▶ [Required task] Take the material and output all of it exactly.
● ● ● ● ●
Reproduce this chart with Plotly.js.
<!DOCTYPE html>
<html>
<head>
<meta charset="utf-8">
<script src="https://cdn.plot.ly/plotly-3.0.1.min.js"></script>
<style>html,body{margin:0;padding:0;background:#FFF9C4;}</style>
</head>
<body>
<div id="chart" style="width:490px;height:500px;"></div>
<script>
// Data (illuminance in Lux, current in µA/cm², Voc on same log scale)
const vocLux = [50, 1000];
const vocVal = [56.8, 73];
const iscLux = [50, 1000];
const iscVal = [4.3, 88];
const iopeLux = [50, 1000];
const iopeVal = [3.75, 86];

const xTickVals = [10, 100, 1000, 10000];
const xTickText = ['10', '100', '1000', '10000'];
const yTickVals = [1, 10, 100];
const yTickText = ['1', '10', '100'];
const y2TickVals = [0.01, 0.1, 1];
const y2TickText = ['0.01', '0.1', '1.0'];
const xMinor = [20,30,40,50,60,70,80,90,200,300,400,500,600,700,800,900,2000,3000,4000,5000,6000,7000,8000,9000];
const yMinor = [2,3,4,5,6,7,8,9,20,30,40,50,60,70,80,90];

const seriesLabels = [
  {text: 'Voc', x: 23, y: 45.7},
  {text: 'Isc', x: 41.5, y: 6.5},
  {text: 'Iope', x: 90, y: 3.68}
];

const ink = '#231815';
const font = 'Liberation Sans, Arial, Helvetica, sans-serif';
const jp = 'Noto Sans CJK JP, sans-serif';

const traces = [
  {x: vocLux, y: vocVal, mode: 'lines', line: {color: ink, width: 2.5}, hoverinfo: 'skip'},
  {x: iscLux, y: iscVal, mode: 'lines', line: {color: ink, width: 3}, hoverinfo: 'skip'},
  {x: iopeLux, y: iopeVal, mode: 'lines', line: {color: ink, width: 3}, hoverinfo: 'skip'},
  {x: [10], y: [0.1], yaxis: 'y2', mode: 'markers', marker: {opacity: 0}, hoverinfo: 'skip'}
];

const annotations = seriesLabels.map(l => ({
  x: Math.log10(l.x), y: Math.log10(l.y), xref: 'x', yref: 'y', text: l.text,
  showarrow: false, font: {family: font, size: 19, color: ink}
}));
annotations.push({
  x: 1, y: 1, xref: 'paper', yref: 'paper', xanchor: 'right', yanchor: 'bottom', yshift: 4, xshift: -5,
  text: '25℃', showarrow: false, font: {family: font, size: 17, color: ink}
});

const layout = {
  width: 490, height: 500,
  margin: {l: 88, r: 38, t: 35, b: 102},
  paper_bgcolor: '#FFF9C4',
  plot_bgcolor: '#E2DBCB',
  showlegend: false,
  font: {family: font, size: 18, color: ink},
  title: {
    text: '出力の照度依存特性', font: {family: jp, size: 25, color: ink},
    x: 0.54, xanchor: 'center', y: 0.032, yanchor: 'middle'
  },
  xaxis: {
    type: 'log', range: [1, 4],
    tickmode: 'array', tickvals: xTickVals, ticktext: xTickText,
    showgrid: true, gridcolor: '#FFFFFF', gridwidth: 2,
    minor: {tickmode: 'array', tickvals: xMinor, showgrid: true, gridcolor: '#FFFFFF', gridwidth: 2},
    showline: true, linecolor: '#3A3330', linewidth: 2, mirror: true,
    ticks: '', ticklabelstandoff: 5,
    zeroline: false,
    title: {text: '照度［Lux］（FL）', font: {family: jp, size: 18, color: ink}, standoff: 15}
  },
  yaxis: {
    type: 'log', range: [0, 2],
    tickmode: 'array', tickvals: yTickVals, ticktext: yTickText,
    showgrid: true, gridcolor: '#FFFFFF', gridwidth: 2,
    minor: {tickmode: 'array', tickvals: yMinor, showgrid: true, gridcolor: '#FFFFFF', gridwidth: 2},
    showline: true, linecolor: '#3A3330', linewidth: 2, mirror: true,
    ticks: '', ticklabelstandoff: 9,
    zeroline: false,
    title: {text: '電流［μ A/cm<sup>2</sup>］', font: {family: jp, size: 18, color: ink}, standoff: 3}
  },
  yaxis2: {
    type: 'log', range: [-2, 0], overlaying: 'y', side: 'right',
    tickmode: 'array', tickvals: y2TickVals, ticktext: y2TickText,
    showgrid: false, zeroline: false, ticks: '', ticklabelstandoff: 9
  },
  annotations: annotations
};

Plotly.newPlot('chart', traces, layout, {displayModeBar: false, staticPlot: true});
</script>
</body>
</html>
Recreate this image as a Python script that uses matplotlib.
● ● ● ● ●
▶ [Problem solution]
Reproduce this chart with Plotly.js.
<!DOCTYPE html>
<html>
<head>
<meta charset="utf-8">
<script src="https://cdn.plot.ly/plotly-3.0.1.min.js"></script>
<style>html,body{margin:0;padding:0;background:#FFF9C4;}</style>
</head>
<body>
<div id="chart" style="width:490px;height:500px;"></div>
<script>
// Data (illuminance in Lux, current in µA/cm², Voc on same log scale)
const vocLux = [50, 1000];
const vocVal = [56.8, 73];
const iscLux = [50, 1000];
const iscVal = [4.3, 88];
const iopeLux = [50, 1000];
const iopeVal = [3.75, 86];

const xTickVals = [10, 100, 1000, 10000];
const xTickText = ['10', '100', '1000', '10000'];
const yTickVals = [1, 10, 100];
const yTickText = ['1', '10', '100'];
const y2TickVals = [0.01, 0.1, 1];
const y2TickText = ['0.01', '0.1', '1.0'];
const xMinor = [20,30,40,50,60,70,80,90,200,300,400,500,600,700,800,900,2000,3000,4000,5000,6000,7000,8000,9000];
const yMinor = [2,3,4,5,6,7,8,9,20,30,40,50,60,70,80,90];

const seriesLabels = [
  {text: 'Voc', x: 23, y: 45.7},
  {text: 'Isc', x: 41.5, y: 6.5},
  {text: 'Iope', x: 90, y: 3.68}
];

const ink = '#231815';
const font = 'Liberation Sans, Arial, Helvetica, sans-serif';
const jp = 'Noto Sans CJK JP, sans-serif';

const traces = [
  {x: vocLux, y: vocVal, mode: 'lines', line: {color: ink, width: 2.5}, hoverinfo: 'skip'},
  {x: iscLux, y: iscVal, mode: 'lines', line: {color: ink, width: 3}, hoverinfo: 'skip'},
  {x: iopeLux, y: iopeVal, mode: 'lines', line: {color: ink, width: 3}, hoverinfo: 'skip'},
  {x: [10], y: [0.1], yaxis: 'y2', mode: 'markers', marker: {opacity: 0}, hoverinfo: 'skip'}
];

const annotations = seriesLabels.map(l => ({
  x: Math.log10(l.x), y: Math.log10(l.y), xref: 'x', yref: 'y', text: l.text,
  showarrow: false, font: {family: font, size: 19, color: ink}
}));
annotations.push({
  x: 1, y: 1, xref: 'paper', yref: 'paper', xanchor: 'right', yanchor: 'bottom', yshift: 4, xshift: -5,
  text: '25℃', showarrow: false, font: {family: font, size: 17, color: ink}
});

const layout = {
  width: 490, height: 500,
  margin: {l: 88, r: 38, t: 35, b: 102},
  paper_bgcolor: '#FFF9C4',
  plot_bgcolor: '#E2DBCB',
  showlegend: false,
  font: {family: font, size: 18, color: ink},
  title: {
    text: '出力の照度依存特性', font: {family: jp, size: 25, color: ink},
    x: 0.54, xanchor: 'center', y: 0.032, yanchor: 'middle'
  },
  xaxis: {
    type: 'log', range: [1, 4],
    tickmode: 'array', tickvals: xTickVals, ticktext: xTickText,
    showgrid: true, gridcolor: '#FFFFFF', gridwidth: 2,
    minor: {tickmode: 'array', tickvals: xMinor, showgrid: true, gridcolor: '#FFFFFF', gridwidth: 2},
    showline: true, linecolor: '#3A3330', linewidth: 2, mirror: true,
    ticks: '', ticklabelstandoff: 5,
    zeroline: false,
    title: {text: '照度［Lux］（FL）', font: {family: jp, size: 18, color: ink}, standoff: 15}
  },
  yaxis: {
    type: 'log', range: [0, 2],
    tickmode: 'array', tickvals: yTickVals, ticktext: yTickText,
    showgrid: true, gridcolor: '#FFFFFF', gridwidth: 2,
    minor: {tickmode: 'array', tickvals: yMinor, showgrid: true, gridcolor: '#FFFFFF', gridwidth: 2},
    showline: true, linecolor: '#3A3330', linewidth: 2, mirror: true,
    ticks: '', ticklabelstandoff: 9,
    zeroline: false,
    title: {text: '電流［μ A/cm<sup>2</sup>］', font: {family: jp, size: 18, color: ink}, standoff: 3}
  },
  yaxis2: {
    type: 'log', range: [-2, 0], overlaying: 'y', side: 'right',
    tickmode: 'array', tickvals: y2TickVals, ticktext: y2TickText,
    showgrid: false, zeroline: false, ticks: '', ticklabelstandoff: 9
  },
  annotations: annotations
};

Plotly.newPlot('chart', traces, layout, {displayModeBar: false, staticPlot: true});
</script>
</body>
</html>
Recreate this image as a Python script that uses matplotlib.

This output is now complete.